20112024

Research activity per year

Personal profile

Biography

Helen Wolfenden is a Senior Lecturer in Radio and Journalism at Macquarie University. She is a practice-based researcher whose work examines the conditions under which knowing becomes possible in contemporary media, journalism, and education, with particular attention to the enabling and constraining features of communicative environments that shape whether knowing can occur. Her research is concerned with how communicative forms and practices shape access to knowledge, particularly through voice- and listening-based media that enable meaning to unfold over time.

Helen’s work is grounded in spoken-word media, including radio, podcasting, and audiobooks, understood as sites where questions of authority, voice, authenticity, and communicative access become especially visible. Her doctoral research examined how ABC radio presenters construct on-air identity, and her subsequent scholarship has explored performing authenticity, the often-invisible labour of producers, and emergent audio practices such as pop-up and pandemic-era streaming.
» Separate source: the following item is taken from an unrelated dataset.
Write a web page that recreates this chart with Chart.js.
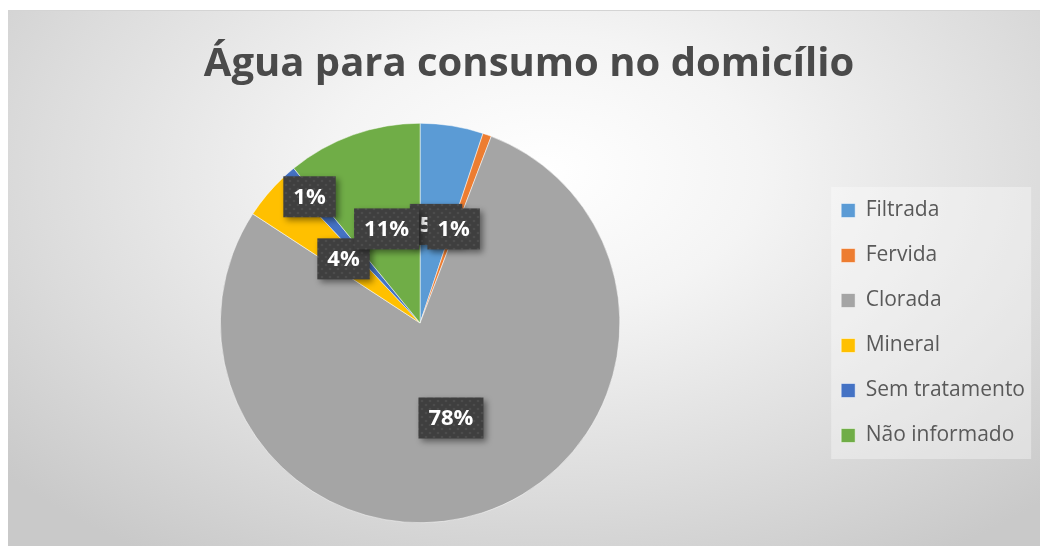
<!DOCTYPE html>
<html>
<head>
<meta charset="utf-8">
<script src="https://cdn.jsdelivr.net/npm/chart.js@4"></script>
<style>
  html, body { margin: 0; padding: 0; background: #ffffff; }
  #wrap {
    position: absolute; left: 8px; top: 10px; width: 1032px; height: 536px;
    background: radial-gradient(ellipse 70% 85% at 52% 30%, #ffffff 0%, #f4f4f4 30%, #dcdcdc 70%, #c9c9c9 100%);
    border-top: 1px solid #d4d4d4;
  }
</style>
</head>
<body>
<div id="wrap"><canvas id="chart" width="1032" height="536"></canvas></div>
<script>
// data (percent of households)
const categories = ['Filtrada', 'Fervida', 'Clorada', 'Mineral', 'Sem tratamento', 'Não informado'];
const shares = [5.1, 0.7, 78.4, 3.8, 1.1, 10.9];
const sliceColors = ['#5b9bd5', '#ed7d31', '#a5a5a5', '#ffc000', '#4472c4', '#70ad47'];
const chartTitle = 'Água para consumo no domicílio';

// small dotted texture used by the excel-ish label boxes
function makeBoxPattern(ctx) {
    const c = document.createElement('canvas');
    c.width = 8; c.height = 8;
    const p = c.getContext('2d');
    p.fillStyle = '#3f3f3f';
    p.fillRect(0, 0, 8, 8);
    p.fillStyle = '#4c4c4c';
    p.beginPath(); p.arc(2, 2, 1.3, 0, Math.PI * 2); p.fill();
    p.beginPath(); p.arc(6, 6, 1.3, 0, Math.PI * 2); p.fill();
    return ctx.createPattern(c, 'repeat');
}

const legendPanel = {
    id: 'legendPanel',
    beforeDraw: function (chart) {
        const boxes = chart.legend.legendHitBoxes;
        if (!boxes || !boxes.length) return;
        const ctx = chart.ctx;
        const first = boxes[0];
        const last = boxes[boxes.length - 1];
        const x = first.left - 10;
        const y = first.top - 13;
        const w = 200;
        const h = last.top + last.height - first.top + 26;
        ctx.save();
        ctx.fillStyle = 'rgba(255,255,255,0.35)';
        ctx.fillRect(x, y, w, h);
        ctx.restore();
    }
};

const boxLabels = {
    id: 'boxLabels',
    afterDatasetsDraw: function (chart, args, opts) {
        const ctx = chart.ctx;
        const meta = chart.getDatasetMeta(0);
        const values = chart.data.datasets[0].data;
        const total = values.reduce((a, b) => a + b, 0);
        const pattern = makeBoxPattern(ctx);
        ctx.save();
        ctx.font = 'bold 22px "Open Sans"';
        ctx.textAlign = 'center';
        ctx.textBaseline = 'middle';
        meta.data.forEach((arc, i) => {
            const p = arc.getProps(['x', 'y', 'startAngle', 'endAngle', 'outerRadius'], true);
            const mid = (p.startAngle + p.endAngle) / 2;
            const r = p.outerRadius * opts.radius[i];
            const cx = p.x + Math.cos(mid) * r;
            const cy = p.y + Math.sin(mid) * r;
            const text = Math.round(values[i] / total * 100) + '%';
            const tw = ctx.measureText(text).width;
            const bw = tw + 20;
            const bh = 41;
            ctx.save();
            ctx.shadowColor = 'rgba(0,0,0,0.45)';
            ctx.shadowBlur = 6;
            ctx.shadowOffsetX = 3;
            ctx.shadowOffsetY = 3;
            ctx.fillStyle = pattern;
            ctx.fillRect(cx - bw / 2, cy - bh / 2, bw, bh);
            ctx.restore();
            ctx.fillStyle = '#ffffff';
            ctx.fillText(text, cx, cy + 1);
        });
        ctx.restore();
    }
};

new Chart(document.getElementById('chart'), {
    type: 'pie',
    data: {
        labels: categories,
        datasets: [{
            data: shares,
            backgroundColor: sliceColors,
            borderColor: '#ffffff',
            borderWidth: 0.5
        }]
    },
    options: {
        responsive: false,
        animation: false,
        layout: {
            padding: { top: 0, left: 15, right: 5, bottom: 24 }
        },
        plugins: {
            title: {
                display: true,
                text: chartTitle,
                color: '#4a4a4a',
                font: { family: '"Open Sans"', size: 40, weight: 'bold' },
                padding: { top: 30, bottom: 34 }
            },
            legend: {
                position: 'right',
                fullSize: false,
                labels: {
                    color: '#595959',
                    font: { family: '"Open Sans"', size: 21 },
                    boxWidth: 14,
                    boxHeight: 14,
                    padding: 24
                }
            },
            tooltip: { enabled: false },
            boxLabels: {
                radius: [0.5, 0.5, 0.5, 0.5, 0.84, 0.5]
            }
        }
    },
    plugins: [legendPanel, boxLabels]
});
</script>
</body>
</html>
She has also co-authored experimental scholarly audio, including collaborative audio publications on the philosopher Günther Anders and the creation of a sonic conclusion for an edited collection on the moral dimensions of humour.

Across her research and teaching, Helen is interested in the relationship between professional practice and academic knowledge, and in how each can inform the other. This focus is reflected in her work in journalism pedagogy and autism-friendly practice, including her involvement in the development and delivery of an autism-friendly journalism course created for the Australian television program The Assembly. The course explored how journalistic questioning and knowledge-making can be shaped through different forms of communicative support, pace, and structure.

Helen is also a Chief Investigator on a major externally funded interdisciplinary research project examining the nutritional advantages of fresh produce, with a particular focus on bioactive compounds. In this work, she contributes expertise in public communication and knowledge translation, exploring how complex scientific research can be made accessible, meaningful, and usable for non-specialist audiences.

Prior to joining Macquarie University, Helen taught journalism, radio, and podcasting at the University of Salford and the University of the West of Scotland. She spent the first part of her professional life as a radio broadcaster with the ABC and the BBC, working as a presenter, producer, manager, and researcher. This sustained professional background continues to inform her research orientation, which is applied, dialogic, and attentive to the ethical dimensions of communicative practice.

Research interests

Helen’s research focuses on the communicative affordances of spoken-word media and related forms of public communication. She is interested in how voice- and listening-based practices shape access to knowledge, authority, and understanding, particularly in journalism, education, and other public-facing contexts.

Her research interests include:

  • spoken-word media, including radio, podcasting, and audiobooks
  • communicative affordances of voice, listening, and temporal narrative
  • professional practice as a site of knowledge production
  • journalism pedagogy and autism-friendly practice
  • communication design and knowledge translation in interdisciplinary research
  • ethical and relational dimensions of public communication

Across these areas, her work examines how communicative practices can enable or constrain who is able to understand, engage with, and use knowledge in meaningful ways.